▶ **What you need to do**:
Pull out every line of the listing below where "matplotlib" appears.

☆ ☆ ☆ ☆ ☆ ☆ ☆

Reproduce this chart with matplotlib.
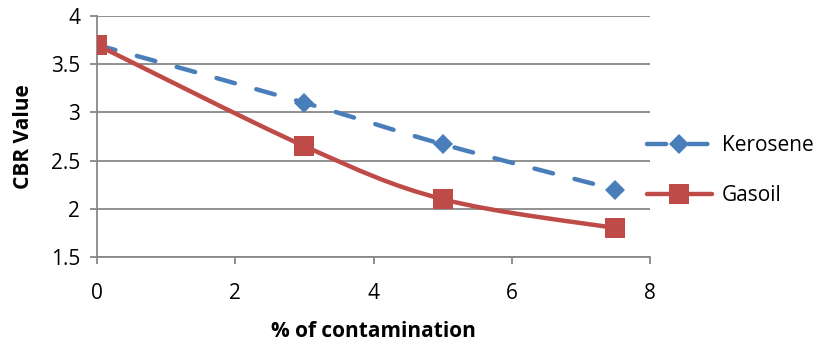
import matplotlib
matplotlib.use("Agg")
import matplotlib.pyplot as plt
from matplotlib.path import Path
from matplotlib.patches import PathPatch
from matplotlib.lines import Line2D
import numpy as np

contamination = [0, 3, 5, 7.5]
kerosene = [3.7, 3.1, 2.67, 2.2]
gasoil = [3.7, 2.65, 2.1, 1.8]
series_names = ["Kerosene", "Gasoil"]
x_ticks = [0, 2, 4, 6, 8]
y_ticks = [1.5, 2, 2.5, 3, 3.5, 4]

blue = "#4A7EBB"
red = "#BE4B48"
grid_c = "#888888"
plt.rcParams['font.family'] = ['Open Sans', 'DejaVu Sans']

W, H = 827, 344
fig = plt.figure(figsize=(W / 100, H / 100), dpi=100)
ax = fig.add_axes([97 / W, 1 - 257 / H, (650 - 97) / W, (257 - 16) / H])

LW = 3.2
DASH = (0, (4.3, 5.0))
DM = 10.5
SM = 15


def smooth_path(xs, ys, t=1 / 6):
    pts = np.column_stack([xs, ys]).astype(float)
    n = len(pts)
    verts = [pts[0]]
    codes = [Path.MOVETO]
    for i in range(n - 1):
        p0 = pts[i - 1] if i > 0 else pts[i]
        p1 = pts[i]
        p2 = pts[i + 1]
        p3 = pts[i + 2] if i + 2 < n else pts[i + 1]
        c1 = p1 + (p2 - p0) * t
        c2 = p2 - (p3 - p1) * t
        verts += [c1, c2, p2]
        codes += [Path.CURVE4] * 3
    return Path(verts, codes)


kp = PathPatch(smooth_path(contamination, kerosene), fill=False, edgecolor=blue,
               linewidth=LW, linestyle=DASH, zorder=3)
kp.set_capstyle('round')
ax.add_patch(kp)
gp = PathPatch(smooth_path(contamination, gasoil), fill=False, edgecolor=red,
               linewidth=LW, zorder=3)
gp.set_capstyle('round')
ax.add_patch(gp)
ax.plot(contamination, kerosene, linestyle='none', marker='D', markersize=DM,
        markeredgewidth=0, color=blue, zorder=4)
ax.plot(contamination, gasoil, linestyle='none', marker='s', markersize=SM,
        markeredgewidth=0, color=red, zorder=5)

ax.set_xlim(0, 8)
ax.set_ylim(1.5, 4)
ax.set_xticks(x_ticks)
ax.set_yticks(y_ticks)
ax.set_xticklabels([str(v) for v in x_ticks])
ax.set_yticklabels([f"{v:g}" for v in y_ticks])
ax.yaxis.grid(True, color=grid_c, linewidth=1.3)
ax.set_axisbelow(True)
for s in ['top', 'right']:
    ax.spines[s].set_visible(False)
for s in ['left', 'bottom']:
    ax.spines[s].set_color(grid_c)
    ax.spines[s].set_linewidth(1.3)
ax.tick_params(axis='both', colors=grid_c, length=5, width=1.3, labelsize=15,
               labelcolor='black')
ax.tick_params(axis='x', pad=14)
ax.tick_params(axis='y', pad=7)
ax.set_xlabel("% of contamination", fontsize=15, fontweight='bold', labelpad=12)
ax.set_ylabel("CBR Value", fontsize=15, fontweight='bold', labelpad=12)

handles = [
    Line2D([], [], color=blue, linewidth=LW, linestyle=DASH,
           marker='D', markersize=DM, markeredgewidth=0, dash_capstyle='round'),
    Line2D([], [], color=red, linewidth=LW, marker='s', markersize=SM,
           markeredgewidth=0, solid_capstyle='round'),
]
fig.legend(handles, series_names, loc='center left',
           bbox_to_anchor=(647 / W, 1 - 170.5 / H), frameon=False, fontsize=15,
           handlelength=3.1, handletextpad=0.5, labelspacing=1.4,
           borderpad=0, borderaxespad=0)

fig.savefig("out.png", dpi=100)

☆ ☆ ☆ ☆ ☆ ☆ ☆

▶ **The answer**:
Reproduce this chart with matplotlib.
import matplotlib
matplotlib.use("Agg")
import matplotlib.pyplot as plt
from matplotlib.path import Path
from matplotlib.patches import PathPatch
from matplotlib.lines import Line2D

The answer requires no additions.